Conquering fear of the blank canvas–of creating something from nothing—is no small thing. But you’ll always be better off for trying! Take Doug Jeck, who teaches an intermediate level sculpture class in which he asks UW students to create life size ceramic figures.
“It’s a really, really challenging class,” he says. “What’s difficult is, from the first day of class until [the final critique], they’ve had one thing to do and that is to get something that’s more or less life-size to make it through a kiln firing and get it to stand up. It’s process of sustained labor and vision you don’t see much of these days.”
A nationally renowned sculptor of clay and the human form whose work bridges ceramics, photography, and performance art, Jeck is best known for his figurative sculpture. However, he prefers the term “human objects,” which he says “not only describes the uncanny presence of the thing I make, but also refers to the focus of its content.”
The “content” to which Jeck refers mean any number of thoughts and encounters he has as he works on a given piece, slowly building a hollow human body and day-by-day adding thin strips of clay on top of another inches at a time until features begin to emerge.
He encourages students to think of their sculpture space as the reverse of an archaeological site: instead of stripping away layers, they are accumulating those thoughts and experiences around the work at hand until the end-result is greater than the sum of its parts.
“It’s your narrative that gets embedded in the thing just by osmosis.

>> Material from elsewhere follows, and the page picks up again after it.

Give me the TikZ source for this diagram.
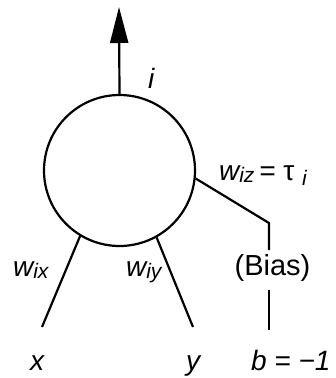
\documentclass[tikz,border=0pt]{standalone}
\usepackage{fontspec}
\setmainfont{Liberation Sans}
\usetikzlibrary{arrows.meta}
\newcommand\mysub[2][-2pt]{\raisebox{#1}{\fontsize{21}{24}\selectfont #2}}
\begin{document}
\begin{tikzpicture}[x=1pt,y=-1pt,line width=2.2pt,
  lab/.style={font=\fontsize{28}{32}\selectfont\itshape,inner sep=0pt,anchor=base west},
  plain/.style={font=\fontsize{29}{32}\selectfont,inner sep=0pt,anchor=base},
  neuron/.style={circle,draw,minimum size=151pt,inner sep=0pt}]
\useasboundingbox (0,0) rectangle (336,378);
\node[neuron] (c) at (119.5,170.5) {};
\coordinate (top) at (119,7);
\draw[-{Triangle[length=36pt,width=18pt]}] (c.north) -- (top);
\node[lab] (ilab) at (147,88) {i};
% bias connection
\coordinate (k) at (269,223);
\coordinate (k2) at (269,250);
\node[plain] (bias) at (272.5,275) {(Bias)};
\coordinate (b1) at (269,290);
\coordinate (b2) at (269,330);
\draw (c.-6) -- (k) -- (k2);
\draw (b1) -- (b2);
% inputs
\coordinate (xe) at (42,327);
\coordinate (ye) at (193,327);
\draw (c.-121) -- (xe);
\draw (c.-61.6) -- (ye);
% labels
\node[lab] (wix) at (12,276) {w\mysub{ix}};
\node[lab] (wiy) at (125,276) {w\mysub{iy}};
\node[lab] (wiz) at (218,180) {w\mysub{iz}\,= {\upshape τ}\;\mysub[-5pt]{i}};
\node[lab] (xl) at (29,370) {x};
\node[lab] (yl) at (185,370) {y};
\node[lab] (bl) at (250,370) {b = −1};
\end{tikzpicture}
\end{document}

At the end, all they can do is look at these things in an exercise of gestalt—aesthetic arrest,” he says, referencing a way of seeing in which one can’t dismiss something as quickly as you might otherwise. “All you can do is stand before it and behold it.”
Thus, making art with images or words can be viewed as a tangible act of momentarily setting oneself aside and into something else. I encourage you to view creation of “art” as interchangeable with any act where, through a set of deliberate changes and juxtaposed choices, you create something new.